Antiterrorisme : La loi de l’arbitraire et de la suspicion

Discuté à l’Assemblée nationale, le projet de loi antiterrorisme s’en prend aux droits fondamentaux.

Jean-Claude Renard  • 18 septembre 2014 abonné·es

En juillet, Bernard Cazeneuve présentait son projet de loi antiterrorisme au Conseil des ministres. Placé sous le sceau de l’urgence, le voilà discuté depuis le 15 septembre à l’Assemblée nationale. Mené tambour battant, sinon dans la précipitation, comme pour répondre à l’émotion suscitée par une actualité dramatique, le projet ajoute un arsenal de mesures pénales et administratives aux lois existantes. Il prévoit d’abord l’interdiction de sortie du territoire pour certains citoyens français, soupçonnés de vouloir partir à l’étranger dans le but de participer à une entreprise terroriste (mesure assortie d’une confiscation des pièces d’identité et d’une assignation à résidence). Et ce pour une durée de six mois renouvelable.

Le projet entend également ajouter à « l’association de malfaiteurs en relation avec une entreprise terroriste » « l’entreprise individuelle à caractère terroriste ». Encore faudra-t-il déceler les réelles intentions de la personne avant tout acte répréhensible… Par ailleurs, la condamnation de l’apologie du terrorisme, déjà sanctionnée par la loi sur la presse (1881), serait élargie au code pénal, et plusieurs mesures toucheraient directement Internet, à travers la suppression d’un contenu ou le blocage d’un site. À peine énoncé, ce projet de loi n’a pas manqué de soulever inquiétudes et indignations. C’était déjà le cas en juillet dernier, dans nos colonnes (voir Politis n° 1312), pour Pierre Tartakowsky, président de la Ligue des droits de l’homme, qui soulignait un texte « déséquilibré et, de fait, liberticide », déléguant « une partie des décisions à l’administratif » au détriment du judiciaire et s’aventurant « dans la voie de la prédictibilité ». Aujourd’hui, estime le Syndicat de la magistrature, ce projet « réduit à la portion congrue le débat démocratique par l’invocation de la menace terroriste ». Secrétaire nationale du syndicat, Laurence Blisson craint « une application extensive et préventive » à partir de preuves fondées sur « des dossiers classés “secret défense” ou des écoutes administratives ».
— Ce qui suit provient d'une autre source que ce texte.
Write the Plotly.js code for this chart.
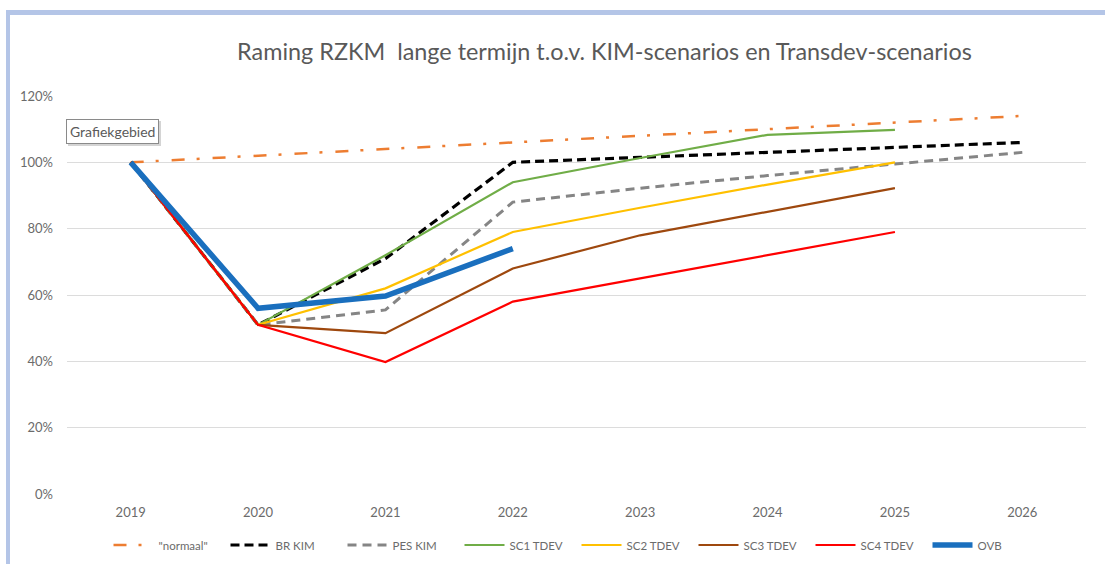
<!DOCTYPE html>
<html>
<head>
<meta charset="utf-8">
<script src="https://cdn.plot.ly/plotly-3.0.1.min.js"></script>
<style>
  html, body { margin: 0; padding: 0; background: #ffffff; overflow: hidden; }
  #chart { position: absolute; left: 0; top: 0; width: 1105px; height: 564px; }
  #frame { position: absolute; left: 6px; top: 10px; width: 1200px; height: 700px;
           border-top: 5px solid #b4c5e7; border-left: 4px solid #b4c5e7; pointer-events: none; }
</style>
</head>
<body>
<div id="chart"></div>
<div id="frame"></div>
<script>
const years = ["2019", "2020", "2021", "2022", "2023", "2024", "2025", "2026"];
const yTicks = [0, 20, 40, 60, 80, 100, 120];

const normaal = [100, 102, 104, 106, 108, 110, 112, 114];
const brKim   = [100, 51, 71, 100, 101.5, 103, 104.5, 106];
const pesKim  = [100, 51, 55.5, 88, 92.2, 96, 99.5, 103];
const sc1     = [100, 51, 72, 94, 101.3, 108.3, 109.8];
const sc2     = [100, 51, 62, 79, 86.3, 93.3, 100];
const sc3     = [100, 51, 48.5, 68, 78, 85.2, 92.2];
const sc4     = [100, 51, 39.8, 58, 65, 72, 79];
const ovb     = [100, 56, 59.7, 74];

const names = ["\"normaal\"", "BR KIM", "PES KIM", "SC1 TDEV", "SC2 TDEV", "SC3 TDEV", "SC4 TDEV", "OVB"];

function tr(name, vals, color, width, dash) {
  return {
    type: "scatter", mode: "lines", name: name,
    x: years.slice(0, vals.length), y: vals,
    line: { color: color, width: width, dash: dash || "solid" },
    hoverinfo: "skip"
  };
}

const data = [
  tr(names[0], normaal, "#ed7d31", 2.5, "13px,12px,3px,13px"),
  tr(names[1], brKim, "#000000", 3.2, "9px,5px"),
  tr(names[2], pesKim, "#858585", 3, "9px,6px"),
  tr(names[3], sc1, "#70ad47", 2.2),
  tr(names[4], sc2, "#ffc000", 2.2),
  tr(names[5], sc3, "#9e480e", 2.2),
  tr(names[6], sc4, "#ff0000", 2.2),
  tr(names[7], ovb, "#1a6fbe", 5.5)
];

const FONT = "Lato, 'Open Sans', sans-serif";
const tickFont = { family: FONT, size: 13, color: "#6b6b6b" };

const layout = {
  width: 1105, height: 564,
  margin: { l: 67, r: 19, t: 96, b: 70 },
  paper_bgcolor: "rgba(0,0,0,0)",
  plot_bgcolor: "rgba(0,0,0,0)",
  title: {
    text: "Raming RZKM  lange termijn t.o.v. KIM-scenarios en Transdev-scenarios",
    font: { family: FONT, size: 23.4, color: "#595959" },
    xref: "container", x: 0.547, xanchor: "center",
    yref: "container", y: 1 - 52 / 564, yanchor: "middle"
  },
  xaxis: {
    type: "category", categoryorder: "array", categoryarray: years,
    range: [-0.5, 7.5], showgrid: false, zeroline: false, showline: false,
    ticks: "", tickfont: tickFont, ticklabelstandoff: 9, fixedrange: true,
    automargin: false
  },
  yaxis: {
    range: [0, 120], tickvals: yTicks, ticktext: yTicks.map(v => v + "%"),
    showgrid: true, gridcolor: "#dcdcdc", gridwidth: 1,
    zeroline: false, showline: false, ticks: "", tickfont: tickFont,
    ticklabelstandoff: 13, fixedrange: true, automargin: false
  },
  showlegend: true,
  legend: {
    orientation: "h", xref: "paper", x: 0.5, xanchor: "center",
    yref: "container", y: 1 - 545 / 564, yanchor: "middle",
    font: { family: FONT, size: 11.5, color: "#6b6b6b" },
    entrywidth: 62, entrywidthmode: "pixels", itemwidth: 40,
    bgcolor: "rgba(0,0,0,0)"
  },
  annotations: [
    {
      xref: "paper", yref: "paper", x: (112 - 67) / 1019, y: 1 - (132 - 96) / 398,
      xanchor: "center", yanchor: "middle",
      text: "Grafiekgebied", showarrow: false,
      font: { family: FONT, size: 14, color: "rgba(0,0,0,0)" },
      bgcolor: "#d4d4d4", borderpad: 3, borderwidth: 1, bordercolor: "#d4d4d4",
      xshift: 2, yshift: -2
    },
    {
      xref: "paper", yref: "paper", x: (112 - 67) / 1019, y: 1 - (132 - 96) / 398,
      xanchor: "center", yanchor: "middle",
      text: "Grafiekgebied", showarrow: false,
      font: { family: FONT, size: 14, color: "#5a5a5a" },
      bgcolor: "#ffffff", borderpad: 3, borderwidth: 1, bordercolor: "#8a8a8a"
    }
  ]
};

Plotly.newPlot("chart", data, layout, { displayModeBar: false, staticPlot: true });
</script>
</body>
</html>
Le volet Internet du projet suscite également des interrogations, même si les interventions doivent être encadrées par la Cnil (Commission nationale de l’informatique et des libertés). En effet, cette procédure « confie à l’autorité administrative le pouvoir de déterminer ce qui relève du terrorisme et ce qui reste de la contestation de l’ordre social, politique ou économique », juge le syndicat. Sans compter qu’il sera toujours délicat techniquement de supprimer un contenu sur la toile. Le plus à craindre est que ce projet fasse consensus au Parlement.